→ Available data:
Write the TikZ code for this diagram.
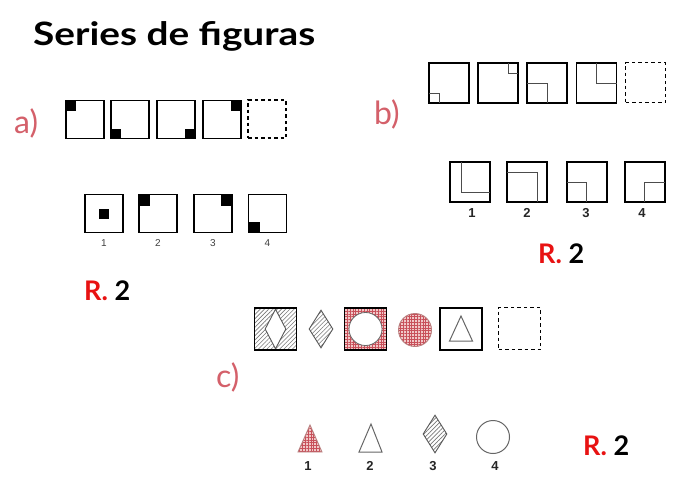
\documentclass[tikz,border=0pt]{standalone}
\usepackage{fontspec}
\setmainfont{Lato}
\newfontfamily\arialf{Liberation Sans}
\usetikzlibrary{patterns.meta,shapes.geometric}
\definecolor{lblpink}{RGB}{212,96,106}
\definecolor{ansred}{RGB}{232,18,18}
\definecolor{gridpink}{RGB}{240,200,200}
\definecolor{gridred}{RGB}{200,80,90}
\definecolor{hatchgray}{RGB}{120,120,120}
\tikzset{
  sq/.style={draw=black,line width=1.8pt,minimum size=#1,inner sep=0pt,outer sep=0pt},
  sq/.default=38pt,
  dsq/.style={draw=black,line width=1.7pt,dash pattern=on 3.5pt off 3pt,minimum size=#1,inner sep=0pt,outer sep=0pt},
  dsq/.default=38pt,
  blk/.style={fill=black,minimum size=#1,inner sep=0pt,outer sep=0pt},
  blk/.default=10pt,
  inl/.style={draw=black!70,line width=0.9pt},
  hatchfill/.style={pattern={Lines[angle=45,distance=3pt,line width=0.6pt]},pattern color=hatchgray},
  gridfill/.style={preaction={fill=gridpink},pattern={Hatch[angle=0,distance=2.8pt,line width=0.3pt]},pattern color=gridred},
  dia/.style={diamond,draw=black!65,line width=0.9pt,minimum width=24pt,minimum height=38pt,inner sep=0pt},
  title/.style={font=\bfseries\fontsize{33}{38}\selectfont,anchor=base west,inner sep=0pt},
  part/.style={font=\fontsize{32}{36}\selectfont,text=lblpink,anchor=base west,inner sep=0pt},
  ansr/.style={font=\bfseries\fontsize{27}{30}\selectfont,anchor=base west,inner sep=0pt},
  numa/.style={font=\arialf\fontsize{10}{12}\selectfont,text=black!75,inner sep=0pt},
  numb/.style={font=\arialf\bfseries\fontsize{13}{15}\selectfont,text=black!85,inner sep=0pt},
}
\begin{document}
\begin{tikzpicture}[x=1pt,y=-1pt]
\fill[white] (0,0) rectangle (685,493);
\useasboundingbox (0,0) rectangle (685,493);

\node[title] (title) at (33,45) {\resizebox{282pt}{24pt}{Series de figuras}};

% ---------------- a)
\node[part] (la) at (14,133) {a)};
\node[sq] (a1) at (85,119.5) {};
\node[sq] (a2) at (130,119.5) {};
\node[sq] (a3) at (176,119.5) {};
\node[sq] (a4) at (222,119.5) {};
\node[dsq] (a5) at (267,119) {};
\node[blk,anchor=north west] (a1c) at (a1.north west) {};
\node[blk,anchor=south west] (a2c) at (a2.south west) {};
\node[blk,anchor=south east] (a3c) at (a3.south east) {};
\node[blk,anchor=north east] (a4c) at (a4.north east) {};

\node[sq] (ao1) at (104,213.5) {};
\node[sq] (ao2) at (158,213.5) {};
\node[sq] (ao3) at (213,213.5) {};
\node[sq] (ao4) at (267.5,213.5) {};
\node[blk] (ao1c) at (ao1.center) {};
\node[blk=11pt,anchor=north west] (ao2c) at (ao2.north west) {};
\node[blk=11pt,anchor=north east] (ao3c) at (ao3.north east) {};
\node[blk=11pt,anchor=south west] (ao4c) at (ao4.south west) {};
\node[numa] (an1) at (104,243) {1};
\node[numa] (an2) at (158,243) {2};
\node[numa] (an3) at (213,243) {3};
\node[numa] (an4) at (267.5,243) {4};
\node[ansr] (ra) at (84,300) {\textcolor{ansred}{R.} 2};

% ---------------- b)
\node[part] (lb) at (374,124) {b)};
\node[sq=40pt] (b1) at (449,83) {};
\node[sq=40pt] (b2) at (498,83) {};
\node[sq=40pt] (b3) at (547,83) {};
\node[sq=40pt] (b4) at (596.5,83) {};
\node[dsq=40pt] (b5) at (645.5,82.5) {};
\draw[inl] ([yshift=10pt]b1.south west) -| ([xshift=10pt]b1.south west);
\draw[inl] ([xshift=-10pt]b2.north east) |- ([yshift=-10pt]b2.north east);
\draw[inl] ([yshift=20pt]b3.south west) -| ([xshift=20pt]b3.south west);
\draw[inl] ([xshift=-20pt]b4.north east) |- ([yshift=-20pt]b4.north east);

\node[sq=40pt] (bo1) at (470,182) {};
\node[sq=40pt] (bo2) at (527,182) {};
\node[sq=40pt] (bo3) at (587,182) {};
\node[sq=40pt] (bo4) at (645,182) {};
\draw[inl] ([xshift=-29pt]bo1.north east) |- ([yshift=-30pt]bo1.north east);
\draw[inl] ([yshift=30pt]bo2.south west) -| ([xshift=30pt]bo2.south west);
\draw[inl] ([yshift=20pt]bo3.south west) -| ([xshift=19pt]bo3.south west);
\draw[inl] ([xshift=-21pt]bo4.south east) |- ([yshift=20pt]bo4.south east);
\node[numb] (bn1) at (472,213) {1};
\node[numb] (bn2) at (527,213) {2};
\node[numb] (bn3) at (586,213) {3};
\node[numb] (bn4) at (642,213) {4};
\node[ansr] (rb) at (538,263) {\textcolor{ansred}{R.} 2};

% ---------------- c)
\node[part] (lc) at (216,387) {c)};
\node[sq=42pt,hatchfill] (c1) at (275.5,329) {};
\node[diamond,draw=black!65,line width=0.9pt,fill=white,minimum width=21pt,minimum height=40pt,inner sep=0pt] (c1d) at (c1.center) {};
\node[sq=42pt] (c1b) at (c1.center) {};
\node[dia,hatchfill] (c2) at (321,329) {};
\node[sq=42pt,gridfill] (c3) at (365.5,329) {};
\node[circle,draw=black!60,line width=0.8pt,fill=white,minimum size=33pt,inner sep=0pt] (c3c) at (c3.center) {};
\node[sq=42pt] (c3b) at (c3.center) {};
\node[circle,draw=black!55!red!50,line width=0.9pt,gridfill,minimum size=33pt,inner sep=0pt] (c4) at (415,330) {};
\node[sq=42pt] (c5) at (461,329) {};
\coordinate (c5t) at (461,316);
\coordinate (c5l) at (449.5,341);
\coordinate (c5r) at (472.5,341);
\draw[draw=black!60,line width=1pt] (c5t) -- (c5l) -- (c5r) -- cycle;
\node[dsq=42pt] (c6) at (519.5,328.5) {};

\coordinate (t1a) at (310,425);
\coordinate (t1l) at (298,452);
\coordinate (t1r) at (322,452);
\draw[draw=black!55!red!50,line width=0.9pt,gridfill] (t1a) -- (t1l) -- (t1r) -- cycle;
\coordinate (t2a) at (371,424);
\coordinate (t2l) at (359,452);
\coordinate (t2r) at (382,452);
\draw[draw=black!60,line width=1pt] (t2a) -- (t2l) -- (t2r) -- cycle;
\node[dia,hatchfill] (co3) at (435,434) {};
\node[circle,draw=black!60,line width=1pt,minimum size=33pt,inner sep=0pt] (co4) at (493,437) {};
\node[numb] (cn1) at (308,466) {1};
\node[numb] (cn2) at (370,466) {2};
\node[numb] (cn3) at (433,466) {3};
\node[numb] (cn4) at (495,466) {4};
\node[ansr] (rc) at (583,455) {\textcolor{ansred}{R.} 2};
\end{tikzpicture}
\end{document}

→ Problem statement: Quote the material word for word, dropping any images it holds.

→ Full output:
Write the TikZ code for this diagram.
\documentclass[tikz,border=0pt]{standalone}
\usepackage{fontspec}
\setmainfont{Lato}
\newfontfamily\arialf{Liberation Sans}
\usetikzlibrary{patterns.meta,shapes.geometric}
\definecolor{lblpink}{RGB}{212,96,106}
\definecolor{ansred}{RGB}{232,18,18}
\definecolor{gridpink}{RGB}{240,200,200}
\definecolor{gridred}{RGB}{200,80,90}
\definecolor{hatchgray}{RGB}{120,120,120}
\tikzset{
  sq/.style={draw=black,line width=1.8pt,minimum size=#1,inner sep=0pt,outer sep=0pt},
  sq/.default=38pt,
  dsq/.style={draw=black,line width=1.7pt,dash pattern=on 3.5pt off 3pt,minimum size=#1,inner sep=0pt,outer sep=0pt},
  dsq/.default=38pt,
  blk/.style={fill=black,minimum size=#1,inner sep=0pt,outer sep=0pt},
  blk/.default=10pt,
  inl/.style={draw=black!70,line width=0.9pt},
  hatchfill/.style={pattern={Lines[angle=45,distance=3pt,line width=0.6pt]},pattern color=hatchgray},
  gridfill/.style={preaction={fill=gridpink},pattern={Hatch[angle=0,distance=2.8pt,line width=0.3pt]},pattern color=gridred},
  dia/.style={diamond,draw=black!65,line width=0.9pt,minimum width=24pt,minimum height=38pt,inner sep=0pt},
  title/.style={font=\bfseries\fontsize{33}{38}\selectfont,anchor=base west,inner sep=0pt},
  part/.style={font=\fontsize{32}{36}\selectfont,text=lblpink,anchor=base west,inner sep=0pt},
  ansr/.style={font=\bfseries\fontsize{27}{30}\selectfont,anchor=base west,inner sep=0pt},
  numa/.style={font=\arialf\fontsize{10}{12}\selectfont,text=black!75,inner sep=0pt},
  numb/.style={font=\arialf\bfseries\fontsize{13}{15}\selectfont,text=black!85,inner sep=0pt},
}
\begin{document}
\begin{tikzpicture}[x=1pt,y=-1pt]
\fill[white] (0,0) rectangle (685,493);
\useasboundingbox (0,0) rectangle (685,493);

\node[title] (title) at (33,45) {\resizebox{282pt}{24pt}{Series de figuras}};

% ---------------- a)
\node[part] (la) at (14,133) {a)};
\node[sq] (a1) at (85,119.5) {};
\node[sq] (a2) at (130,119.5) {};
\node[sq] (a3) at (176,119.5) {};
\node[sq] (a4) at (222,119.5) {};
\node[dsq] (a5) at (267,119) {};
\node[blk,anchor=north west] (a1c) at (a1.north west) {};
\node[blk,anchor=south west] (a2c) at (a2.south west) {};
\node[blk,anchor=south east] (a3c) at (a3.south east) {};
\node[blk,anchor=north east] (a4c) at (a4.north east) {};

\node[sq] (ao1) at (104,213.5) {};
\node[sq] (ao2) at (158,213.5) {};
\node[sq] (ao3) at (213,213.5) {};
\node[sq] (ao4) at (267.5,213.5) {};
\node[blk] (ao1c) at (ao1.center) {};
\node[blk=11pt,anchor=north west] (ao2c) at (ao2.north west) {};
\node[blk=11pt,anchor=north east] (ao3c) at (ao3.north east) {};
\node[blk=11pt,anchor=south west] (ao4c) at (ao4.south west) {};
\node[numa] (an1) at (104,243) {1};
\node[numa] (an2) at (158,243) {2};
\node[numa] (an3) at (213,243) {3};
\node[numa] (an4) at (267.5,243) {4};
\node[ansr] (ra) at (84,300) {\textcolor{ansred}{R.} 2};

% ---------------- b)
\node[part] (lb) at (374,124) {b)};
\node[sq=40pt] (b1) at (449,83) {};
\node[sq=40pt] (b2) at (498,83) {};
\node[sq=40pt] (b3) at (547,83) {};
\node[sq=40pt] (b4) at (596.5,83) {};
\node[dsq=40pt] (b5) at (645.5,82.5) {};
\draw[inl] ([yshift=10pt]b1.south west) -| ([xshift=10pt]b1.south west);
\draw[inl] ([xshift=-10pt]b2.north east) |- ([yshift=-10pt]b2.north east);
\draw[inl] ([yshift=20pt]b3.south west) -| ([xshift=20pt]b3.south west);
\draw[inl] ([xshift=-20pt]b4.north east) |- ([yshift=-20pt]b4.north east);

\node[sq=40pt] (bo1) at (470,182) {};
\node[sq=40pt] (bo2) at (527,182) {};
\node[sq=40pt] (bo3) at (587,182) {};
\node[sq=40pt] (bo4) at (645,182) {};
\draw[inl] ([xshift=-29pt]bo1.north east) |- ([yshift=-30pt]bo1.north east);
\draw[inl] ([yshift=30pt]bo2.south west) -| ([xshift=30pt]bo2.south west);
\draw[inl] ([yshift=20pt]bo3.south west) -| ([xshift=19pt]bo3.south west);
\draw[inl] ([xshift=-21pt]bo4.south east) |- ([yshift=20pt]bo4.south east);
\node[numb] (bn1) at (472,213) {1};
\node[numb] (bn2) at (527,213) {2};
\node[numb] (bn3) at (586,213) {3};
\node[numb] (bn4) at (642,213) {4};
\node[ansr] (rb) at (538,263) {\textcolor{ansred}{R.} 2};

% ---------------- c)
\node[part] (lc) at (216,387) {c)};
\node[sq=42pt,hatchfill] (c1) at (275.5,329) {};
\node[diamond,draw=black!65,line width=0.9pt,fill=white,minimum width=21pt,minimum height=40pt,inner sep=0pt] (c1d) at (c1.center) {};
\node[sq=42pt] (c1b) at (c1.center) {};
\node[dia,hatchfill] (c2) at (321,329) {};
\node[sq=42pt,gridfill] (c3) at (365.5,329) {};
\node[circle,draw=black!60,line width=0.8pt,fill=white,minimum size=33pt,inner sep=0pt] (c3c) at (c3.center) {};
\node[sq=42pt] (c3b) at (c3.center) {};
\node[circle,draw=black!55!red!50,line width=0.9pt,gridfill,minimum size=33pt,inner sep=0pt] (c4) at (415,330) {};
\node[sq=42pt] (c5) at (461,329) {};
\coordinate (c5t) at (461,316);
\coordinate (c5l) at (449.5,341);
\coordinate (c5r) at (472.5,341);
\draw[draw=black!60,line width=1pt] (c5t) -- (c5l) -- (c5r) -- cycle;
\node[dsq=42pt] (c6) at (519.5,328.5) {};

\coordinate (t1a) at (310,425);
\coordinate (t1l) at (298,452);
\coordinate (t1r) at (322,452);
\draw[draw=black!55!red!50,line width=0.9pt,gridfill] (t1a) -- (t1l) -- (t1r) -- cycle;
\coordinate (t2a) at (371,424);
\coordinate (t2l) at (359,452);
\coordinate (t2r) at (382,452);
\draw[draw=black!60,line width=1pt] (t2a) -- (t2l) -- (t2r) -- cycle;
\node[dia,hatchfill] (co3) at (435,434) {};
\node[circle,draw=black!60,line width=1pt,minimum size=33pt,inner sep=0pt] (co4) at (493,437) {};
\node[numb] (cn1) at (308,466) {1};
\node[numb] (cn2) at (370,466) {2};
\node[numb] (cn3) at (433,466) {3};
\node[numb] (cn4) at (495,466) {4};
\node[ansr] (rc) at (583,455) {\textcolor{ansred}{R.} 2};
\end{tikzpicture}
\end{document}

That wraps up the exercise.